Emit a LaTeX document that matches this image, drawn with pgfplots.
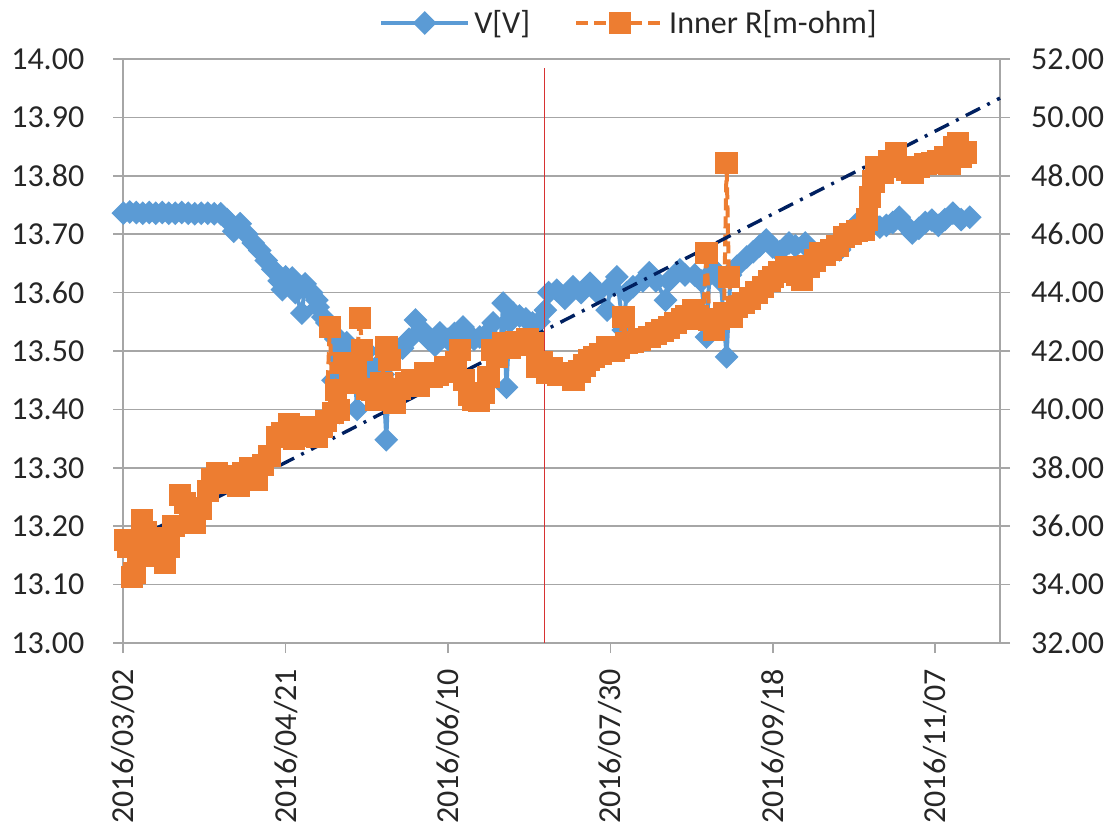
\documentclass[border=0pt]{standalone}
\usepackage{pgfplots}
\pgfplotsset{compat=1.18}
\usepackage{fontspec}
\setmainfont{Carlito}
\definecolor{vblue}{HTML}{5B9BD5}
\definecolor{vorange}{HTML}{ED7D31}
\definecolor{navy}{HTML}{002060}
\definecolor{redline}{RGB}{215,50,50}
\definecolor{gridgray}{HTML}{A6A6A6}
\definecolor{txt}{HTML}{262626}
\pgfplotsset{
  common/.style={
    scale only axis, width=438.35pt, height=292pt,
    at={(0,0)}, anchor=south west,
    xmin=0, xmax=270, clip=false,
    axis line style={line width=0.8pt, color=gridgray, -},
    tick style={line width=0.8pt, color=gridgray},
    tick align=outside, major tick length=5pt,
    ticklabel style={text=txt, font=\fontsize{16}{19}\selectfont},
    scaled y ticks=false,
    yticklabel style={/pgf/number format/fixed, /pgf/number format/fixed zerofill,
      /pgf/number format/precision=2, /pgf/number format/assume math mode=true},
  }
}
\begin{document}
\begin{tikzpicture}[font=\fontsize{16}{19}\selectfont]
\useasboundingbox (-61.65pt,-92.5pt) rectangle (493.85pt,321.5pt);
\begin{axis}[common,
  ymin=13, ymax=14,
  axis y line*=left, axis x line*=bottom,
  xtick={0,50,100,150,200,250},
  xticklabels={2016/03/02,2016/04/21,2016/06/10,2016/07/30,2016/09/18,2016/11/07},
  xticklabel style={rotate=90, anchor=east, xshift=-4.5pt},
  yticklabel style={xshift=-11pt},
  ytick={13,13.1,13.2,13.3,13.4,13.5,13.6,13.7,13.8,13.9,14},
  ymajorgrids, grid style={line width=0.8pt, color=gridgray},
]
\addplot[color=vblue, line width=2pt, mark=square*, mark size=3.2pt,
  mark options={rotate=45, fill=vblue, draw=vblue}] table {
x y
0 13.736
2 13.738
4 13.737
6 13.736
8 13.737
10 13.736
12 13.737
14 13.736
16 13.736
18 13.737
20 13.736
22 13.735
24 13.736
26 13.736
28 13.735
30 13.735
32 13.725
34 13.705
36 13.718
38 13.70
40 13.685
42 13.672
44 13.655
46 13.64
48 13.62
49 13.605
50 13.627
52 13.625
53 13.60
55 13.565
56 13.615
58 13.60
59.6 13.587
60 13.575
61.5 13.558
62.7 13.548
64 13.53
64.6 13.45
65.5 13.52
66.7 13.519
68 13.50
68.8 13.514
70 13.46
70.8 13.50
72 13.40
73 13.47
75 13.50
76 13.44
78 13.473
80 13.46
81 13.348
82 13.49
84 13.50
86 13.505
88 13.52
90 13.553
92 13.536
94 13.52
96 13.51
97.5 13.531
100 13.52
102 13.53
104.6 13.541
106 13.53
108 13.52
109.8 13.524
112 13.53
113.9 13.548
116 13.50
117 13.582
118 13.438
119 13.55
120 13.565
122 13.56
124 13.555
126 13.548
128 13.55
130 13.57
131 13.60
133.5 13.604
136 13.59
138.5 13.61
141 13.60
143.7 13.616
146 13.60
149 13.57
150 13.61
152 13.627
154 13.536
155 13.60
157 13.61
160 13.62
162 13.634
164 13.62
167 13.587
168 13.62
171.4 13.639
173 13.63
176 13.63
178 13.62
179.6 13.524
180.5 13.63
182 13.639
184 13.62
185.8 13.49
187 13.63
189 13.645
192 13.661
194 13.67
196 13.68
198 13.69
200 13.678
202 13.67
205 13.685
207 13.68
210 13.685
212 13.67
215 13.668
218 13.675
220.6 13.673
223 13.69
225 13.70
227 13.724
229 13.715
231 13.72
233 13.712
235 13.715
237 13.72
239 13.729
241 13.715
243 13.702
245 13.71
247 13.72
249 13.724
251 13.715
253 13.725
255.5 13.736
258 13.725
260.7 13.729
};
\end{axis}
\begin{axis}[common,
  ymin=32, ymax=52,
  axis y line*=right, axis x line=none,
  ytick={32,34,36,38,40,42,44,46,48,50,52},
  yticklabel style={xshift=7pt},
  legend columns=-1,
  legend image code/.code={\draw[mark repeat=2,mark phase=2,#1] plot coordinates {(0pt,0pt) (21.75pt,0pt) (43.5pt,0pt)};},
  legend style={draw=none, fill=none, at={(0.578,1.0616)}, anchor=center,
    font=\fontsize{16}{19}\selectfont, text=txt,
    /tikz/every even column/.append style={column sep=20pt}},
]
\addlegendimage{color=vblue, line width=2pt, mark=square*, mark size=3.2pt,
  mark options={rotate=45, fill=vblue, draw=vblue}}
\addlegendentry{V[V]}
\addplot[color=vorange, line width=2pt, dash pattern=on 6pt off 3pt, mark=square*, mark size=4.6pt,
  mark options={solid, fill=vorange, draw=vorange}] table {
x y
0.5 35.53
1.5 35.3
2.7 34.26
3.5 34.4
4.5 35.0
5.7 36.21
7 35.8
8.2 35.29
10 35.6
11.5 35.0
12.8 34.74
14 35.3
15.5 36.0
17.5 37.07
19 36.8
20.5 36.5
22 36.11
24 36.6
26 37.2
27.5 37.6
28.8 37.82
30.5 37.5
32 37.7
33.8 37.58
35.5 37.4
37 37.8
39 38.0
41 37.58
43 38.1
45 38.4
47.3 39.05
49 39.2
51 39.5
52.5 39.0
54.4 39.29
56 39.4
58 39.1
59.6 39.05
61 39.4
62.5 39.6
63.6 42.82
64.6 39.88
65.5 40.66
66.5 39.98
68 41.59
70 40.9
71.5 41.3
72.9 43.13
73.5 42.03
75 40.7
76.5 40.66
78 40.32
79.5 40.9
81 42.14
82 41.7
83.5 40.22
85 40.7
87 40.9
89 41.0
91 40.8
93 41.25
95 41.1
97 41.2
99 41.45
101 41.3
102.5 41.6
103.7 42.03
105 41.0
106.5 40.5
107.8 40.32
109.5 40.3
111 40.56
112.5 41.11
113.5 42.03
115 41.8
117 42.27
119 42.1
121 42.3
123 42.2
124.5 42.4
126.2 42.27
127.5 41.45
129 41.6
130.5 41.25
132 41.4
134 41.2
136.6 41.25
138.6 41.0
140.5 41.3
142 41.5
143.5 41.69
145 41.8
147 41.9
149 42.14
151 42.0
152.5 42.1
154 43.16
155 42.27
157 42.3
159 42.4
162 42.48
164 42.6
166 42.7
168 42.8
170 42.96
172 43.1
173.5 43.2
175.5 43.4
177 43.2
178.5 43.1
179.6 45.36
180.5 43.06
182 42.72
183.5 43.1
185 43.3
185.8 48.44
186.5 44.53
187.5 43.16
189 43.5
191 43.64
193 43.8
195 44.0
197 44.19
199 44.4
200 44.53
202 44.7
204 44.88
206 44.7
207.5 44.6
209 44.43
211 44.9
213 45.1
214.5 45.36
216 45.3
218 45.46
220 45.6
222 45.9
224 46.0
226 46.1
228 46.14
229 46.5
230 47.27
231 47.8
232 48.3
234 48.1
236 48.5
238 48.78
240 48.3
241.5 48.2
243 48.1
245 48.3
247 48.4
249 48.44
251 48.5
253 48.64
254.5 48.4
256 48.99
257 49.1
258 48.64
259.5 48.8
};
\addlegendentry{Inner R[m-ohm]}
\addplot[color=navy, line width=1.7pt, dash pattern=on 8pt off 4pt on 1.5pt off 4pt, forget plot]
  coordinates {(0.2,35.36) (270,50.66)};
\addplot[color=redline, line width=0.6pt, forget plot]
  coordinates {(129.8,32) (129.8,51.69)};
\end{axis}
\end{tikzpicture}
\end{document}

:::::

OBJECTIVE: Pictures are excluded; copy all other data exactly as shown.

RESULT:
Emit a LaTeX document that matches this image, drawn with pgfplots.
\documentclass[border=0pt]{standalone}
\usepackage{pgfplots}
\pgfplotsset{compat=1.18}
\usepackage{fontspec}
\setmainfont{Carlito}
\definecolor{vblue}{HTML}{5B9BD5}
\definecolor{vorange}{HTML}{ED7D31}
\definecolor{navy}{HTML}{002060}
\definecolor{redline}{RGB}{215,50,50}
\definecolor{gridgray}{HTML}{A6A6A6}
\definecolor{txt}{HTML}{262626}
\pgfplotsset{
  common/.style={
    scale only axis, width=438.35pt, height=292pt,
    at={(0,0)}, anchor=south west,
    xmin=0, xmax=270, clip=false,
    axis line style={line width=0.8pt, color=gridgray, -},
    tick style={line width=0.8pt, color=gridgray},
    tick align=outside, major tick length=5pt,
    ticklabel style={text=txt, font=\fontsize{16}{19}\selectfont},
    scaled y ticks=false,
    yticklabel style={/pgf/number format/fixed, /pgf/number format/fixed zerofill,
      /pgf/number format/precision=2, /pgf/number format/assume math mode=true},
  }
}
\begin{document}
\begin{tikzpicture}[font=\fontsize{16}{19}\selectfont]
\useasboundingbox (-61.65pt,-92.5pt) rectangle (493.85pt,321.5pt);
\begin{axis}[common,
  ymin=13, ymax=14,
  axis y line*=left, axis x line*=bottom,
  xtick={0,50,100,150,200,250},
  xticklabels={2016/03/02,2016/04/21,2016/06/10,2016/07/30,2016/09/18,2016/11/07},
  xticklabel style={rotate=90, anchor=east, xshift=-4.5pt},
  yticklabel style={xshift=-11pt},
  ytick={13,13.1,13.2,13.3,13.4,13.5,13.6,13.7,13.8,13.9,14},
  ymajorgrids, grid style={line width=0.8pt, color=gridgray},
]
\addplot[color=vblue, line width=2pt, mark=square*, mark size=3.2pt,
  mark options={rotate=45, fill=vblue, draw=vblue}] table {
x y
0 13.736
2 13.738
4 13.737
6 13.736
8 13.737
10 13.736
12 13.737
14 13.736
16 13.736
18 13.737
20 13.736
22 13.735
24 13.736
26 13.736
28 13.735
30 13.735
32 13.725
34 13.705
36 13.718
38 13.70
40 13.685
42 13.672
44 13.655
46 13.64
48 13.62
49 13.605
50 13.627
52 13.625
53 13.60
55 13.565
56 13.615
58 13.60
59.6 13.587
60 13.575
61.5 13.558
62.7 13.548
64 13.53
64.6 13.45
65.5 13.52
66.7 13.519
68 13.50
68.8 13.514
70 13.46
70.8 13.50
72 13.40
73 13.47
75 13.50
76 13.44
78 13.473
80 13.46
81 13.348
82 13.49
84 13.50
86 13.505
88 13.52
90 13.553
92 13.536
94 13.52
96 13.51
97.5 13.531
100 13.52
102 13.53
104.6 13.541
106 13.53
108 13.52
109.8 13.524
112 13.53
113.9 13.548
116 13.50
117 13.582
118 13.438
119 13.55
120 13.565
122 13.56
124 13.555
126 13.548
128 13.55
130 13.57
131 13.60
133.5 13.604
136 13.59
138.5 13.61
141 13.60
143.7 13.616
146 13.60
149 13.57
150 13.61
152 13.627
154 13.536
155 13.60
157 13.61
160 13.62
162 13.634
164 13.62
167 13.587
168 13.62
171.4 13.639
173 13.63
176 13.63
178 13.62
179.6 13.524
180.5 13.63
182 13.639
184 13.62
185.8 13.49
187 13.63
189 13.645
192 13.661
194 13.67
196 13.68
198 13.69
200 13.678
202 13.67
205 13.685
207 13.68
210 13.685
212 13.67
215 13.668
218 13.675
220.6 13.673
223 13.69
225 13.70
227 13.724
229 13.715
231 13.72
233 13.712
235 13.715
237 13.72
239 13.729
241 13.715
243 13.702
245 13.71
247 13.72
249 13.724
251 13.715
253 13.725
255.5 13.736
258 13.725
260.7 13.729
};
\end{axis}
\begin{axis}[common,
  ymin=32, ymax=52,
  axis y line*=right, axis x line=none,
  ytick={32,34,36,38,40,42,44,46,48,50,52},
  yticklabel style={xshift=7pt},
  legend columns=-1,
  legend image code/.code={\draw[mark repeat=2,mark phase=2,#1] plot coordinates {(0pt,0pt) (21.75pt,0pt) (43.5pt,0pt)};},
  legend style={draw=none, fill=none, at={(0.578,1.0616)}, anchor=center,
    font=\fontsize{16}{19}\selectfont, text=txt,
    /tikz/every even column/.append style={column sep=20pt}},
]
\addlegendimage{color=vblue, line width=2pt, mark=square*, mark size=3.2pt,
  mark options={rotate=45, fill=vblue, draw=vblue}}
\addlegendentry{V[V]}
\addplot[color=vorange, line width=2pt, dash pattern=on 6pt off 3pt, mark=square*, mark size=4.6pt,
  mark options={solid, fill=vorange, draw=vorange}] table {
x y
0.5 35.53
1.5 35.3
2.7 34.26
3.5 34.4
4.5 35.0
5.7 36.21
7 35.8
8.2 35.29
10 35.6
11.5 35.0
12.8 34.74
14 35.3
15.5 36.0
17.5 37.07
19 36.8
20.5 36.5
22 36.11
24 36.6
26 37.2
27.5 37.6
28.8 37.82
30.5 37.5
32 37.7
33.8 37.58
35.5 37.4
37 37.8
39 38.0
41 37.58
43 38.1
45 38.4
47.3 39.05
49 39.2
51 39.5
52.5 39.0
54.4 39.29
56 39.4
58 39.1
59.6 39.05
61 39.4
62.5 39.6
63.6 42.82
64.6 39.88
65.5 40.66
66.5 39.98
68 41.59
70 40.9
71.5 41.3
72.9 43.13
73.5 42.03
75 40.7
76.5 40.66
78 40.32
79.5 40.9
81 42.14
82 41.7
83.5 40.22
85 40.7
87 40.9
89 41.0
91 40.8
93 41.25
95 41.1
97 41.2
99 41.45
101 41.3
102.5 41.6
103.7 42.03
105 41.0
106.5 40.5
107.8 40.32
109.5 40.3
111 40.56
112.5 41.11
113.5 42.03
115 41.8
117 42.27
119 42.1
121 42.3
123 42.2
124.5 42.4
126.2 42.27
127.5 41.45
129 41.6
130.5 41.25
132 41.4
134 41.2
136.6 41.25
138.6 41.0
140.5 41.3
142 41.5
143.5 41.69
145 41.8
147 41.9
149 42.14
151 42.0
152.5 42.1
154 43.16
155 42.27
157 42.3
159 42.4
162 42.48
164 42.6
166 42.7
168 42.8
170 42.96
172 43.1
173.5 43.2
175.5 43.4
177 43.2
178.5 43.1
179.6 45.36
180.5 43.06
182 42.72
183.5 43.1
185 43.3
185.8 48.44
186.5 44.53
187.5 43.16
189 43.5
191 43.64
193 43.8
195 44.0
197 44.19
199 44.4
200 44.53
202 44.7
204 44.88
206 44.7
207.5 44.6
209 44.43
211 44.9
213 45.1
214.5 45.36
216 45.3
218 45.46
220 45.6
222 45.9
224 46.0
226 46.1
228 46.14
229 46.5
230 47.27
231 47.8
232 48.3
234 48.1
236 48.5
238 48.78
240 48.3
241.5 48.2
243 48.1
245 48.3
247 48.4
249 48.44
251 48.5
253 48.64
254.5 48.4
256 48.99
257 49.1
258 48.64
259.5 48.8
};
\addlegendentry{Inner R[m-ohm]}
\addplot[color=navy, line width=1.7pt, dash pattern=on 8pt off 4pt on 1.5pt off 4pt, forget plot]
  coordinates {(0.2,35.36) (270,50.66)};
\addplot[color=redline, line width=0.6pt, forget plot]
  coordinates {(129.8,32) (129.8,51.69)};
\end{axis}
\end{tikzpicture}
\end{document}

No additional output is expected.